** Start of Given information **

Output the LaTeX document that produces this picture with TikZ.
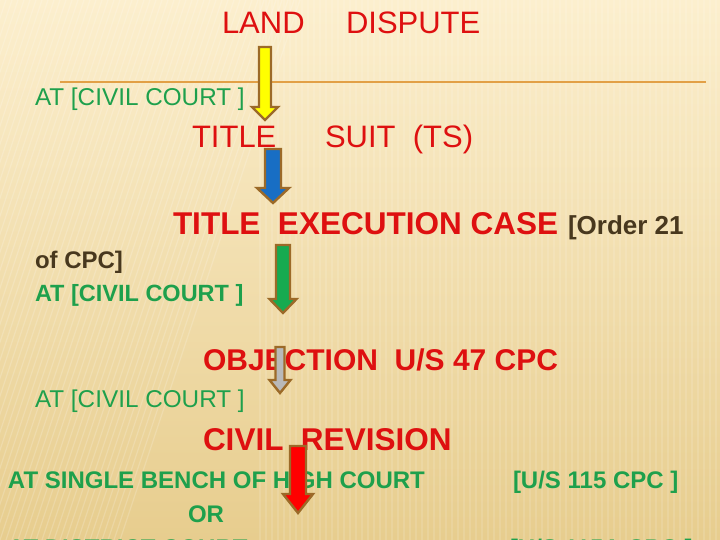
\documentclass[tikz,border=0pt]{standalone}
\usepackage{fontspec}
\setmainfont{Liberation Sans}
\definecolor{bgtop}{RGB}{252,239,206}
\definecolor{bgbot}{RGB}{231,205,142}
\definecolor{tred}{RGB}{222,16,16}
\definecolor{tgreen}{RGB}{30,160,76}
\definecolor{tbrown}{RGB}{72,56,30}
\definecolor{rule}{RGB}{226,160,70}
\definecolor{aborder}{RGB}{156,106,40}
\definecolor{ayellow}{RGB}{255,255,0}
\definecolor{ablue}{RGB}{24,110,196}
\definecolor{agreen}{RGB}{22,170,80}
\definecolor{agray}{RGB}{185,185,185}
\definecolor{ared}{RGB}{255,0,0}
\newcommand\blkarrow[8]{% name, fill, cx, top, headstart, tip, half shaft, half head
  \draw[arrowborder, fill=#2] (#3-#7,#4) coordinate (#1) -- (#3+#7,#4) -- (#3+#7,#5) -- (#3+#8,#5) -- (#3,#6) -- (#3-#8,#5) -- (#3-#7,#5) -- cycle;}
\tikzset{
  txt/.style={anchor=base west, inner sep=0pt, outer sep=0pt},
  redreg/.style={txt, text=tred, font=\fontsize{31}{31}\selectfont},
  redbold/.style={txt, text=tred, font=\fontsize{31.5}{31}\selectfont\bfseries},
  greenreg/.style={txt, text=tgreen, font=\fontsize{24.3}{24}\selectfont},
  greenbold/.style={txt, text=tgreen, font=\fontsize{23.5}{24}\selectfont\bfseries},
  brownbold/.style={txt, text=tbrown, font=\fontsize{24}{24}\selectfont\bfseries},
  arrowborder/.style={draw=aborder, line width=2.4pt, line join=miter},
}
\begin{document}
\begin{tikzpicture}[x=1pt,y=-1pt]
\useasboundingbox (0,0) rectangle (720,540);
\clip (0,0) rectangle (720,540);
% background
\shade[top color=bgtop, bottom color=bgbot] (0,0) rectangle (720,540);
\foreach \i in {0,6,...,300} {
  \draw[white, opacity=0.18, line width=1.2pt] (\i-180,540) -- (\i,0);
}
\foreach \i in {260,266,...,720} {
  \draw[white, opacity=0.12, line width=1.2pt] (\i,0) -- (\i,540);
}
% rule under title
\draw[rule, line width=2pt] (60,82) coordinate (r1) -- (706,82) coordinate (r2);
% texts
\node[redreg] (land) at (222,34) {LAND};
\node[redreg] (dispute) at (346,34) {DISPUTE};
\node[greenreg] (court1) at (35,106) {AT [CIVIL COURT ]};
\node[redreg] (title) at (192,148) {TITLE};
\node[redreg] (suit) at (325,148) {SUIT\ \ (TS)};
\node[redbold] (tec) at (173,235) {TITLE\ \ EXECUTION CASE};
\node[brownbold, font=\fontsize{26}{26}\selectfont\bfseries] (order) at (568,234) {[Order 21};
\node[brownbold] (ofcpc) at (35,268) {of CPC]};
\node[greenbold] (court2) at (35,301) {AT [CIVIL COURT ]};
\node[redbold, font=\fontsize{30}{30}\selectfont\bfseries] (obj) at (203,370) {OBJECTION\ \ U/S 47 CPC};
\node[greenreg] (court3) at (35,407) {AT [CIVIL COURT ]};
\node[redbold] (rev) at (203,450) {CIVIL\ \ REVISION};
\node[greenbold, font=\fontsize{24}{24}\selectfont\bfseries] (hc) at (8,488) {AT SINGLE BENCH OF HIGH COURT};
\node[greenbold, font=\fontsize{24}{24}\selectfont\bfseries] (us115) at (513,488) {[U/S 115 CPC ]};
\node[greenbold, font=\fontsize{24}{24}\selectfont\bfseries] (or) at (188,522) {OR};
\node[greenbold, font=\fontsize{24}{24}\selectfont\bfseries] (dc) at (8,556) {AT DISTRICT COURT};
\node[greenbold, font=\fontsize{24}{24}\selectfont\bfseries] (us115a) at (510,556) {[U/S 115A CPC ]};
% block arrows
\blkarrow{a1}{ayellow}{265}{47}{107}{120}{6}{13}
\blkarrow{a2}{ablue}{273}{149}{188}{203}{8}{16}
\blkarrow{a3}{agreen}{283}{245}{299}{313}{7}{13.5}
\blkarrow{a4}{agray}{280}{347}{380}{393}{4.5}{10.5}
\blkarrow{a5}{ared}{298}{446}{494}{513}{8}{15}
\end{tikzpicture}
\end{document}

** End of Given information **

Transcribe the listing in full and omit the pictures.

Output the LaTeX document that produces this picture with TikZ.
\documentclass[tikz,border=0pt]{standalone}
\usepackage{fontspec}
\setmainfont{Liberation Sans}
\definecolor{bgtop}{RGB}{252,239,206}
\definecolor{bgbot}{RGB}{231,205,142}
\definecolor{tred}{RGB}{222,16,16}
\definecolor{tgreen}{RGB}{30,160,76}
\definecolor{tbrown}{RGB}{72,56,30}
\definecolor{rule}{RGB}{226,160,70}
\definecolor{aborder}{RGB}{156,106,40}
\definecolor{ayellow}{RGB}{255,255,0}
\definecolor{ablue}{RGB}{24,110,196}
\definecolor{agreen}{RGB}{22,170,80}
\definecolor{agray}{RGB}{185,185,185}
\definecolor{ared}{RGB}{255,0,0}
\newcommand\blkarrow[8]{% name, fill, cx, top, headstart, tip, half shaft, half head
  \draw[arrowborder, fill=#2] (#3-#7,#4) coordinate (#1) -- (#3+#7,#4) -- (#3+#7,#5) -- (#3+#8,#5) -- (#3,#6) -- (#3-#8,#5) -- (#3-#7,#5) -- cycle;}
\tikzset{
  txt/.style={anchor=base west, inner sep=0pt, outer sep=0pt},
  redreg/.style={txt, text=tred, font=\fontsize{31}{31}\selectfont},
  redbold/.style={txt, text=tred, font=\fontsize{31.5}{31}\selectfont\bfseries},
  greenreg/.style={txt, text=tgreen, font=\fontsize{24.3}{24}\selectfont},
  greenbold/.style={txt, text=tgreen, font=\fontsize{23.5}{24}\selectfont\bfseries},
  brownbold/.style={txt, text=tbrown, font=\fontsize{24}{24}\selectfont\bfseries},
  arrowborder/.style={draw=aborder, line width=2.4pt, line join=miter},
}
\begin{document}
\begin{tikzpicture}[x=1pt,y=-1pt]
\useasboundingbox (0,0) rectangle (720,540);
\clip (0,0) rectangle (720,540);
% background
\shade[top color=bgtop, bottom color=bgbot] (0,0) rectangle (720,540);
\foreach \i in {0,6,...,300} {
  \draw[white, opacity=0.18, line width=1.2pt] (\i-180,540) -- (\i,0);
}
\foreach \i in {260,266,...,720} {
  \draw[white, opacity=0.12, line width=1.2pt] (\i,0) -- (\i,540);
}
% rule under title
\draw[rule, line width=2pt] (60,82) coordinate (r1) -- (706,82) coordinate (r2);
% texts
\node[redreg] (land) at (222,34) {LAND};
\node[redreg] (dispute) at (346,34) {DISPUTE};
\node[greenreg] (court1) at (35,106) {AT [CIVIL COURT ]};
\node[redreg] (title) at (192,148) {TITLE};
\node[redreg] (suit) at (325,148) {SUIT\ \ (TS)};
\node[redbold] (tec) at (173,235) {TITLE\ \ EXECUTION CASE};
\node[brownbold, font=\fontsize{26}{26}\selectfont\bfseries] (order) at (568,234) {[Order 21};
\node[brownbold] (ofcpc) at (35,268) {of CPC]};
\node[greenbold] (court2) at (35,301) {AT [CIVIL COURT ]};
\node[redbold, font=\fontsize{30}{30}\selectfont\bfseries] (obj) at (203,370) {OBJECTION\ \ U/S 47 CPC};
\node[greenreg] (court3) at (35,407) {AT [CIVIL COURT ]};
\node[redbold] (rev) at (203,450) {CIVIL\ \ REVISION};
\node[greenbold, font=\fontsize{24}{24}\selectfont\bfseries] (hc) at (8,488) {AT SINGLE BENCH OF HIGH COURT};
\node[greenbold, font=\fontsize{24}{24}\selectfont\bfseries] (us115) at (513,488) {[U/S 115 CPC ]};
\node[greenbold, font=\fontsize{24}{24}\selectfont\bfseries] (or) at (188,522) {OR};
\node[greenbold, font=\fontsize{24}{24}\selectfont\bfseries] (dc) at (8,556) {AT DISTRICT COURT};
\node[greenbold, font=\fontsize{24}{24}\selectfont\bfseries] (us115a) at (510,556) {[U/S 115A CPC ]};
% block arrows
\blkarrow{a1}{ayellow}{265}{47}{107}{120}{6}{13}
\blkarrow{a2}{ablue}{273}{149}{188}{203}{8}{16}
\blkarrow{a3}{agreen}{283}{245}{299}{313}{7}{13.5}
\blkarrow{a4}{agray}{280}{347}{380}{393}{4.5}{10.5}
\blkarrow{a5}{ared}{298}{446}{494}{513}{8}{15}
\end{tikzpicture}
\end{document}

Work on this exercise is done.